Die Entscheidung, die der ÖVP-Chef treffen muss, reduziert sich sehr schnell auf die Frage: FPÖ oder nicht FPÖ?

Mit etwas Gewalt dürfen wir das Spannungsmoment des Wahltages also auf die Frage reduzieren, ob Türkis und Grün gemeinsam eine Regierung bilden könnten. Anything else does not add up. Oder eben: Diese Wahl ist wenig wichtig.

In größtmöglichem Gegensatz dazu steht die Bedeutung der Verhandlungen nach der Wahl. Das Schicksal des Landes liegt dieses Mal weniger bei den Bürgern und mehr in den Händen von Sebastian Kurz. Er wird bestimmen, wohin sich das Land bewegt. Und ja, selbstverständlich wird der Umgang der anderen Parteien mit Kurz, ihr Verhalten in den Verhandlungen, auch eine Rolle spielen, aber eine untergeordnete, keine führende.

Die Entscheidung, die der ÖVP-Chef treffen muss, reduziert sich sehr schnell auf die Frage: FPÖ oder nicht FPÖ? Mit dem Jahr 2017 ist die Sachlage nicht vergleichbar. Damals ergab sich keine Mehrheit mit den NEOS oder der Liste Pilz, die Grünen waren aus dem Nationalrat geflogen. Eine weitere Zusammenarbeit von ÖVP und SPÖ wollten beide und auch die Bevölkerung nicht. Und die FPÖ war damals, wenn das überhaupt möglich ist, bloß ein Risikofaktor.

Kurz muss eine inhaltliche, aber vor allem eine moralische Entscheidung treffen. Die inhaltliche besteht in den Konzessionen, die er den möglichen Koalitionspartnern machen müsste. Bei der FPÖ würde sich das schnell auf das weitere Schicksal von Herbert Kickl reduzieren, mit dem nun sistierten Arbeitsprogramm geben sich Kurz und Norbert Hofer ja sehr zufrieden. Mit Grünen, NEOS und SPÖ sind dicke Abstriche zu machen. Das eben noch unüberwindbare Thema Migration ist allerdings in den Hintergrund getreten, das Thema Klima bei allen ein – mal mehr, mal weniger – zentrales Anliegen geworden. Zwischen ÖVP und SPÖ kommt noch böse Emotion hinzu, vielleicht unüberwindlich.
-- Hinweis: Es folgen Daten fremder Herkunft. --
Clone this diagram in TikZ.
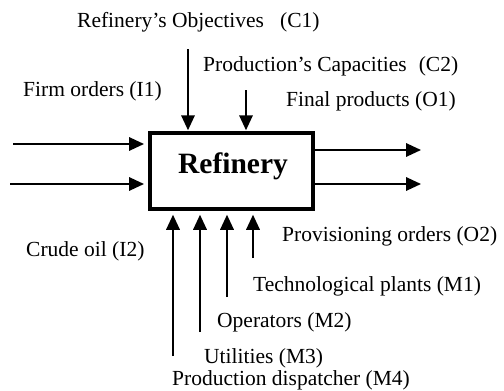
\documentclass[tikz,border=0pt]{standalone}
\usepackage{fontspec}
\setmainfont{Liberation Serif}
\usetikzlibrary{arrows.meta}
\tikzset{
  arr/.style={line width=1.8pt,-{Triangle[length=15pt,width=13.5pt]}},
  lbl/.style={inner sep=0pt,anchor=west,font=\fontsize{21.5}{24}\selectfont},
  procbox/.style={draw,line width=3.5pt,minimum width=163pt,minimum height=76pt,inner sep=0pt}
}
\begin{document}
\begin{tikzpicture}[x=1pt,y=-1pt]
\useasboundingbox (0,0) rectangle (504,391);
\node[procbox] (ref) at (231.5,171) {};
\node[inner sep=0pt,anchor=base,font=\fontsize{29.5}{32}\selectfont\bfseries] (reft) at (233,173) {Refinery};
% labels
\node[lbl] (c1l) at (77,22.5) {Refinery’s Objectives\hspace{16pt}(C1)};
\node[lbl] (c2l) at (203,66) {Production’s Capacities\hspace{12pt}(C2)};
\node[lbl] (i1l) at (23,91.5) {Firm orders (I1)};
\node[lbl] (o1l) at (286,101) {Final products (O1)};
\node[lbl] (i2l) at (26,251) {Crude oil (I2)};
\node[lbl] (o2l) at (282,236) {Provisioning orders (O2)};
\node[lbl] (m1l) at (253,286) {Technological plants (M1)};
\node[lbl] (m2l) at (217,322) {Operators (M2)};
\node[lbl] (m3l) at (204,358) {Utilities (M3)};
\node[lbl] (m4l) at (172,380) {Production dispatcher (M4)};
% arrow ends
\coordinate (i1s) at (13,144);
\coordinate (i1e) at (144,144);
\coordinate (i2s) at (10,184);
\coordinate (i2e) at (144,184);
\coordinate (o1e) at (421,150);
\coordinate (o2e) at (421,184);
\coordinate (c1s) at (188,49);
\coordinate (c2s) at (246,90);
\coordinate (m1s) at (253,258);
\coordinate (m2s) at (227,297);
\coordinate (m3s) at (200,332);
\coordinate (m4s) at (173,356);
\draw[arr] (i1s) -- (i1e);
\draw[arr] (i2s) -- (i2e);
\draw[arr] (o1e -| ref.east) -- (o1e);
\draw[arr] (o2e -| ref.east) -- (o2e);
\draw[arr,shorten >=1pt] (c1s) -- (c1s |- ref.north);
\draw[arr,shorten >=1pt] (c2s) -- (c2s |- ref.north);
\draw[arr,shorten >=4pt] (m1s) -- (m1s |- ref.south);
\draw[arr,shorten >=4pt] (m2s) -- (m2s |- ref.south);
\draw[arr,shorten >=4pt] (m3s) -- (m3s |- ref.south);
\draw[arr,shorten >=4pt] (m4s) -- (m4s |- ref.south);
\end{tikzpicture}
\end{document}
Mit den Erfahrungen der vergangenen beiden Jahre bleibt die Entscheidung des absehbaren Wahlsiegers aber vor allem eine moralische: In welchem Verhältnis zu Demokratie, Rechtsstaat, Strafgesetz, Menschenwürde, Nationalsozialismus darf der Koalitionspartner einer christlichsozialen Partei stehen, mit wem kann die Volkspartei Regierungsumgang pflegen, ohne sich selbst und die Republik Österreich weiter zu beschädigen? Nach den Erfahrungen mit dem von Kurz geschassten Innenminister, nach zig „Einzelfällen“ und nach dem Ibiza-Video muss die Antwort eindeutig sein. Müsste eindeutig sein.